Are 2010 Red Sox One of the Game’s Good Teams?

by abournenesn

Apr 29, 2010

Are 2010 Red Sox One of the Game's Good Teams? The Red Sox are back where they started, back to .500 for the first time in more than three weeks.

In many ways, they hit Baltimore on Friday with a clean slate. They are a team still in desperate need of an identity, a team that is certainly not completely on track yet, but with the first month almost over, they still have their heads above water.

Three wins in Toronto won't make a season. The Blue Jays are a bad team, and the Sox should beat them. In fact, they should beat them by more than one or two runs. In the spring of 2010, nothing has come easy for Boston's boys of summer, so they will gladly take these grind-it-out wins and move on.
 
The Blue Jays aren't the only bad team in baseball. Not by a long shot. The question is, are the 2010 Red Sox one of the game's good teams? This is a franchise that expects to be among baseball's elite every season, and to do that they’re going to have to beef up their record during the weaker stretches of this 162-game schedule.
 
They are in the midst of one of those stretches right now.

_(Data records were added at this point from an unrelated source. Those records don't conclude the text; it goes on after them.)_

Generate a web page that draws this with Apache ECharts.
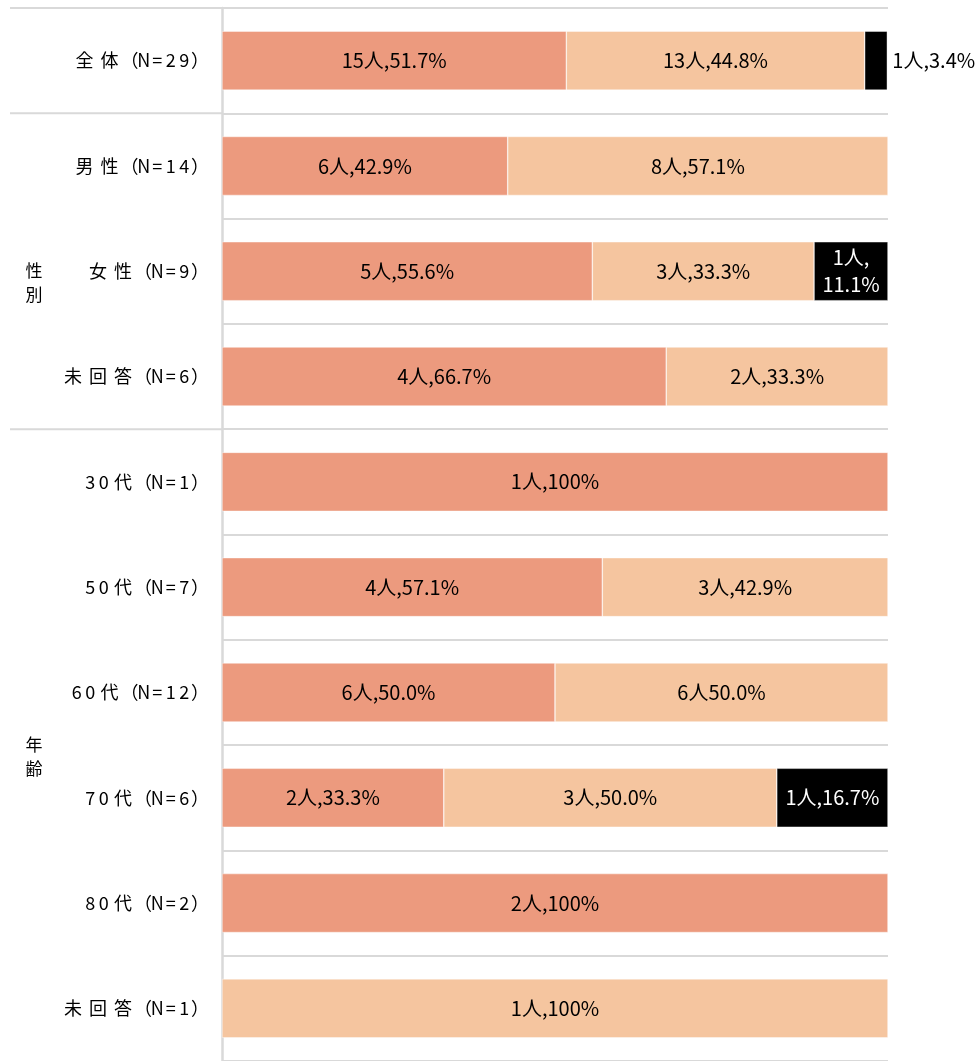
<!DOCTYPE html>
<html><head><meta charset="utf-8">
<script src="https://cdn.jsdelivr.net/npm/echarts@6/dist/echarts.min.js"></script>
<style>html,body{margin:0;padding:0;background:#fff}#c{width:976px;height:1061px}</style>
</head><body><div id="c"></div>
<script>
var categories = ['全体（N=29）','男性（N=14）','女性（N=9）','未回答（N=6）','30代（N=1）','50代（N=7）','60代（N=12）','70代（N=6）','80代（N=2）','未回答（N=1）'];
var groups = [ {name:'性\n別', from:1, to:3}, {name:'年\n齢', from:4, to:9} ];
var seriesA = [51.7, 42.9, 55.6, 66.7, 100, 57.1, 50.0, 33.3, 100, 0];
var seriesB = [44.8, 57.1, 33.3, 33.3, 0, 42.9, 50.0, 50.0, 0, 100];
var seriesC = [3.4, 0, 11.1, 0, 0, 0, 0, 16.7, 0, 0];
var labelsA = ['15人,51.7%','6人,42.9%','5人,55.6%','4人,66.7%','1人,100%','4人,57.1%','6人,50.0%','2人,33.3%','2人,100%',''];
var labelsB = ['13人,44.8%','8人,57.1%','3人,33.3%','2人,33.3%','','3人,42.9%','6人50.0%','3人,50.0%','','1人,100%'];
var labelsC = ['1人,3.4%','','1人,\n11.1%','','','','','1人,16.7%','',''];
var outsideC = [true,false,false,false,false,false,false,false,false,false];

var colors = ['#EC9A7E','#F5C59F','#000000'];
var LABEL_FONT = '"Noto Sans CJK JP",sans-serif';
var AXIS_FONT = '"Noto Sans CJK JP",sans-serif';

function build(vals, labels, outside) {
  return vals.map(function(v, i){
    var item = { value: v === 0 ? null : v, lbl: labels[i] };
    if (outside && outside[i]) {
      item.label = { position: 'right', color: '#000', distance: 5 };
    }
    return item;
  });
}
function mkSeries(name, vals, labels, color, textColor, outside) {
  return {
    name: name, type: 'bar', stack: 'total', barWidth: '56%',
    itemStyle: { color: color, borderColor: 'rgba(255,255,255,0.7)', borderWidth: 0.6 },
    label: {
      show: true, position: 'inside', color: textColor,
      fontFamily: LABEL_FONT, fontSize: 20, lineHeight: 27,
      formatter: function(p){ return p.data.lbl; }
    },
    data: build(vals, labels, outside)
  };
}

// spaced-out category labels (each character in its own box)
function tokenClass(ch) {
  if (ch === '（') return 'po';
  if (ch === '）') return 'pc';
  return ch.charCodeAt(0) < 0x80 ? 'h' : 'f';
}
function spaced(v) {
  return v.split('').map(function(ch){ return '{' + tokenClass(ch) + '|' + ch + '}'; }).join('');
}
var tok = function(w, al){ return { width: w, align: al || 'center', fontSize: 18, fontFamily: AXIS_FONT, color: '#000' }; };

var chart = echarts.init(document.getElementById('c'), null, {renderer:'canvas'});
var option = {
  animation: false,
  grid: { left: 222, right: 88, top: 8, bottom: -4, containLabel: false },
  xAxis: { type: 'value', min: 0, max: 100, show: false },
  yAxis: {
    type: 'category', inverse: true, data: categories,
    axisTick: { show: false },
    axisLine: { show: true, lineStyle: { color: '#d9d9d9', width: 2.5 } },
    splitLine: { show: true, lineStyle: { color: '#d9d9d9', width: 2 } },
    axisLabel: {
      color: '#000', fontFamily: AXIS_FONT, fontSize: 18, margin: 13,
      formatter: spaced,
      rich: { h: tok(13.5), f: tok(25), po: tok(15), pc: tok(18, 'right') }
    }
  },
  series: [
    mkSeries('A', seriesA, labelsA, colors[0], '#000'),
    mkSeries('B', seriesB, labelsB, colors[1], '#000'),
    mkSeries('C', seriesC, labelsC, colors[2], '#fff', outsideC)
  ]
};
chart.setOption(option);

// table-like left separators and group labels, positioned from the axis scale
var c0 = chart.convertToPixel({yAxisIndex:0}, 0);
var c1 = chart.convertToPixel({yAxisIndex:0}, 1);
var band = c1 - c0;
function edgeTop(i){ return chart.convertToPixel({yAxisIndex:0}, i) - band/2; }
function edgeBottom(i){ return chart.convertToPixel({yAxisIndex:0}, i) + band/2; }
var gx = chart.convertToPixel({xAxisIndex:0}, 0);
var elements = [];
var lineYs = [edgeTop(0)].concat(groups.map(function(g){ return edgeTop(g.from); }));
lineYs.forEach(function(y){
  elements.push({ type:'line', shape:{x1:10, y1:y, x2:gx, y2:y}, style:{stroke:'#d9d9d9', lineWidth:2} });
});
groups.forEach(function(g){
  var mid = (edgeTop(g.from) + Math.min(edgeBottom(g.to), 1061+4)) / 2;
  elements.push({ type:'text', x:34, y:mid - 13,
    style:{ text:g.name, fill:'#000', font:'17px "Noto Sans CJK JP"', align:'center', verticalAlign:'top', lineHeight:24 } });
});
chart.setOption({ graphic: elements });
</script>
</body></html>
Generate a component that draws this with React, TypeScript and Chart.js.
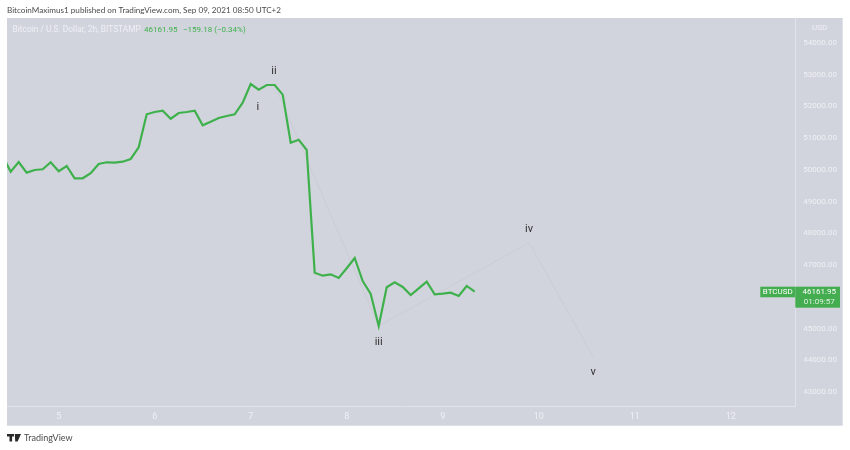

After recording the first sweep of the season in Toronto, the Red Sox play the next three games in Baltimore against the Orioles, the team with the worst record in baseball. 
 
Three of Boston’s first four series were against the Yankees, Twins, and Rays. The Red Sox dropped all three series, losing eight of the 11 games against those teams. It left them 4-9 on Patriots’ Day, the team’s worst start since 1996.
 
That’s why this was, in many ways, a critical road trip for the team. If the Red Sox don't take at least two out of three in Baltimore, they'll be back below .500 with some of the game's top teams lining up to face them.  Here's a look at the schedule in the 24 days after this weekend's set at Camden Yards:
 
May 3-6  vs. Los Angeles Angels of Anaheim
May 7-9  vs. New York Yankees
May 10-12 vs. Toronto Blue Jays
May 14-16  at Detroit Tigers
May 17-18  at New York Yankees
May 19-20  vs. Minnesota Twins
May 21-23  at Philadelphia Phillies
May 24-26 at Tampa Bay Rays
 
That's 23 games in 24 days, with all but three of them against teams with a winning record. Take out that one series with Toronto, and the combined record of the other teams on the schedule is 30 games over .500.
 
It'll be a very tough test, a stretch of more than three weeks that will have the Red Sox going up against some of the best teams — and best pitching — in baseball. Not a good time to be trying to figure out what kind of team you are. This is supposed to be a team with top-flight pitching, and it has been for the past two nights thanks to Clay Buchholz and Jon Lester. Now, Josh Beckett and John Lackey have to follow suit. And Daisuke Matsuzaka has to show that 2008 was no fluke.
 
Come Monday, we'll be asking how the Red Sox stack up against the Angels and Yankees and Twins and Rays. First, the Sox have to answer a few other questions. 

Will the rotation live up to the hype? 

What's wrong with Hideki Okajima

Is Manny Delcarmen all the way back? 

Can the Red Sox get consistent offensive results?
 
Baltimore is a great place to figure those things out. The Orioles are a long way from being a good team.  This weekend shouldn't be a test — it should be three days of cramming for the real test that lies ahead.